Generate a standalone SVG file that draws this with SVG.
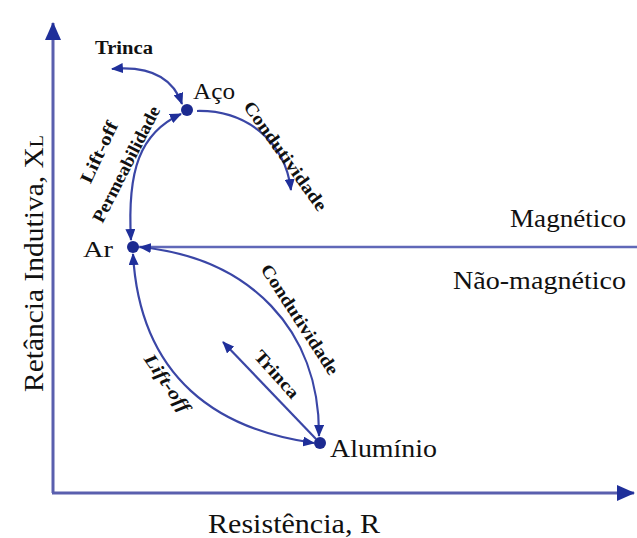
<svg xmlns="http://www.w3.org/2000/svg" width="637" height="538" viewBox="0 0 637 538">
<defs>
<style>
.ax{stroke:#5a5fae;stroke-width:3;fill:none}
.cv{stroke:#3a46a6;stroke-width:2.2;fill:none}
.dot{fill:#1c2a90}
text{font-family:'Liberation Serif',Times,serif;fill:#111}
.b{font-weight:bold;font-size:18px}
</style>
<marker id="ah" viewBox="0 0 12 10" refX="11" refY="5" markerWidth="12" markerHeight="10" markerUnits="userSpaceOnUse" orient="auto-start-reverse">
<path d="M0,0 L12,5 L0,10 Z" fill="#1f2f9a"/>
</marker>
<marker id="axh" viewBox="0 0 18 16" refX="17" refY="8" markerWidth="18" markerHeight="16" markerUnits="userSpaceOnUse" orient="auto">
<path d="M0,0 L18,8 L0,16 Z" fill="#1f2f9a"/>
</marker>
</defs>
<rect width="637" height="538" fill="#fff"/>

<g id="axes">
<line class="ax" x1="53" y1="493" x2="53" y2="23" marker-end="url(#axh)"/>
<line class="ax" x1="52" y1="493" x2="634" y2="493" marker-end="url(#axh)"/>
<line x1="136" y1="247" x2="637" y2="247" stroke="#6068b8" stroke-width="2.5"/>
</g>

<g id="connectors">
<path class="cv" d="M112,69 Q168,64 182,104" marker-start="url(#ah)" marker-end="url(#ah)"/>
<path class="cv" d="M197,111 C245,110 285,140 291,190" marker-end="url(#ah)"/>
<path class="cv" d="M131,240 C127,170 140,133 181,114" marker-start="url(#ah)" marker-end="url(#ah)"/>
<path class="cv" d="M140,247 C250,258 320,330 319,436" marker-start="url(#ah)" marker-end="url(#ah)"/>
<path class="cv" d="M133,254 C140,380 220,430 314,443" marker-start="url(#ah)" marker-end="url(#ah)"/>
<line class="cv" x1="316" y1="439" x2="223" y2="342" marker-end="url(#ah)"/>
</g>

<g id="node-aco">
<circle class="dot" cx="187" cy="110" r="6"/>
<text x="193" y="99" font-size="23" textLength="42" lengthAdjust="spacingAndGlyphs">Aço</text>
</g>
<g id="node-ar">
<circle class="dot" cx="133" cy="247" r="6"/>
<text x="83" y="257" font-size="24" textLength="30" lengthAdjust="spacingAndGlyphs">Ar</text>
</g>
<g id="node-aluminio">
<circle class="dot" cx="320" cy="443" r="6"/>
<text x="330" y="457" font-size="26" textLength="107" lengthAdjust="spacingAndGlyphs">Alumínio</text>
</g>

<g id="labels">
<text class="b" x="95" y="54" textLength="58" lengthAdjust="spacingAndGlyphs">Trinca</text>
<text class="b" text-anchor="middle" transform="translate(280.5,159.4) rotate(54.5)" textLength="130" lengthAdjust="spacingAndGlyphs">Condutividade</text>
<text class="b" text-anchor="middle" transform="translate(104.5,154.6) rotate(-64.8)" textLength="66" lengthAdjust="spacingAndGlyphs">Lift-off</text>
<text class="b" text-anchor="middle" transform="translate(131.5,167) rotate(-63)" textLength="128" lengthAdjust="spacingAndGlyphs">Permeabilidade</text>
<text class="b" text-anchor="middle" transform="translate(294.8,322.7) rotate(57)" textLength="128" lengthAdjust="spacingAndGlyphs">Condutividade</text>
<text class="b" text-anchor="middle" transform="translate(272.3,378.3) rotate(48)" textLength="58" lengthAdjust="spacingAndGlyphs">Trinca</text>
<text class="b" font-style="italic" text-anchor="middle" transform="translate(162.4,386.4) rotate(55)" textLength="67" lengthAdjust="spacingAndGlyphs">Lift-off</text>
<text x="626" y="227" font-size="26" text-anchor="end" textLength="116" lengthAdjust="spacingAndGlyphs">Magnético</text>
<text x="626" y="289" font-size="26" text-anchor="end" textLength="173" lengthAdjust="spacingAndGlyphs">Não-magnético</text>
<text x="208" y="533" font-size="27" textLength="172" lengthAdjust="spacingAndGlyphs">Resistência, R</text>
<text transform="translate(43,392) rotate(-90)" font-size="28" textLength="257" lengthAdjust="spacingAndGlyphs">Retância Indutiva, X<tspan font-size="19">L</tspan></text>
</g>
</svg>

##########

DIRECTION ->
Return each line from the material above exactly, but not the pictures.

THE REPLY ->
Generate a standalone SVG file that draws this with SVG.
<svg xmlns="http://www.w3.org/2000/svg" width="637" height="538" viewBox="0 0 637 538">
<defs>
<style>
.ax{stroke:#5a5fae;stroke-width:3;fill:none}
.cv{stroke:#3a46a6;stroke-width:2.2;fill:none}
.dot{fill:#1c2a90}
text{font-family:'Liberation Serif',Times,serif;fill:#111}
.b{font-weight:bold;font-size:18px}
</style>
<marker id="ah" viewBox="0 0 12 10" refX="11" refY="5" markerWidth="12" markerHeight="10" markerUnits="userSpaceOnUse" orient="auto-start-reverse">
<path d="M0,0 L12,5 L0,10 Z" fill="#1f2f9a"/>
</marker>
<marker id="axh" viewBox="0 0 18 16" refX="17" refY="8" markerWidth="18" markerHeight="16" markerUnits="userSpaceOnUse" orient="auto">
<path d="M0,0 L18,8 L0,16 Z" fill="#1f2f9a"/>
</marker>
</defs>
<rect width="637" height="538" fill="#fff"/>

<g id="axes">
<line class="ax" x1="53" y1="493" x2="53" y2="23" marker-end="url(#axh)"/>
<line class="ax" x1="52" y1="493" x2="634" y2="493" marker-end="url(#axh)"/>
<line x1="136" y1="247" x2="637" y2="247" stroke="#6068b8" stroke-width="2.5"/>
</g>

<g id="connectors">
<path class="cv" d="M112,69 Q168,64 182,104" marker-start="url(#ah)" marker-end="url(#ah)"/>
<path class="cv" d="M197,111 C245,110 285,140 291,190" marker-end="url(#ah)"/>
<path class="cv" d="M131,240 C127,170 140,133 181,114" marker-start="url(#ah)" marker-end="url(#ah)"/>
<path class="cv" d="M140,247 C250,258 320,330 319,436" marker-start="url(#ah)" marker-end="url(#ah)"/>
<path class="cv" d="M133,254 C140,380 220,430 314,443" marker-start="url(#ah)" marker-end="url(#ah)"/>
<line class="cv" x1="316" y1="439" x2="223" y2="342" marker-end="url(#ah)"/>
</g>

<g id="node-aco">
<circle class="dot" cx="187" cy="110" r="6"/>
<text x="193" y="99" font-size="23" textLength="42" lengthAdjust="spacingAndGlyphs">Aço</text>
</g>
<g id="node-ar">
<circle class="dot" cx="133" cy="247" r="6"/>
<text x="83" y="257" font-size="24" textLength="30" lengthAdjust="spacingAndGlyphs">Ar</text>
</g>
<g id="node-aluminio">
<circle class="dot" cx="320" cy="443" r="6"/>
<text x="330" y="457" font-size="26" textLength="107" lengthAdjust="spacingAndGlyphs">Alumínio</text>
</g>

<g id="labels">
<text class="b" x="95" y="54" textLength="58" lengthAdjust="spacingAndGlyphs">Trinca</text>
<text class="b" text-anchor="middle" transform="translate(280.5,159.4) rotate(54.5)" textLength="130" lengthAdjust="spacingAndGlyphs">Condutividade</text>
<text class="b" text-anchor="middle" transform="translate(104.5,154.6) rotate(-64.8)" textLength="66" lengthAdjust="spacingAndGlyphs">Lift-off</text>
<text class="b" text-anchor="middle" transform="translate(131.5,167) rotate(-63)" textLength="128" lengthAdjust="spacingAndGlyphs">Permeabilidade</text>
<text class="b" text-anchor="middle" transform="translate(294.8,322.7) rotate(57)" textLength="128" lengthAdjust="spacingAndGlyphs">Condutividade</text>
<text class="b" text-anchor="middle" transform="translate(272.3,378.3) rotate(48)" textLength="58" lengthAdjust="spacingAndGlyphs">Trinca</text>
<text class="b" font-style="italic" text-anchor="middle" transform="translate(162.4,386.4) rotate(55)" textLength="67" lengthAdjust="spacingAndGlyphs">Lift-off</text>
<text x="626" y="227" font-size="26" text-anchor="end" textLength="116" lengthAdjust="spacingAndGlyphs">Magnético</text>
<text x="626" y="289" font-size="26" text-anchor="end" textLength="173" lengthAdjust="spacingAndGlyphs">Não-magnético</text>
<text x="208" y="533" font-size="27" textLength="172" lengthAdjust="spacingAndGlyphs">Resistência, R</text>
<text transform="translate(43,392) rotate(-90)" font-size="28" textLength="257" lengthAdjust="spacingAndGlyphs">Retância Indutiva, X<tspan font-size="19">L</tspan></text>
</g>
</svg>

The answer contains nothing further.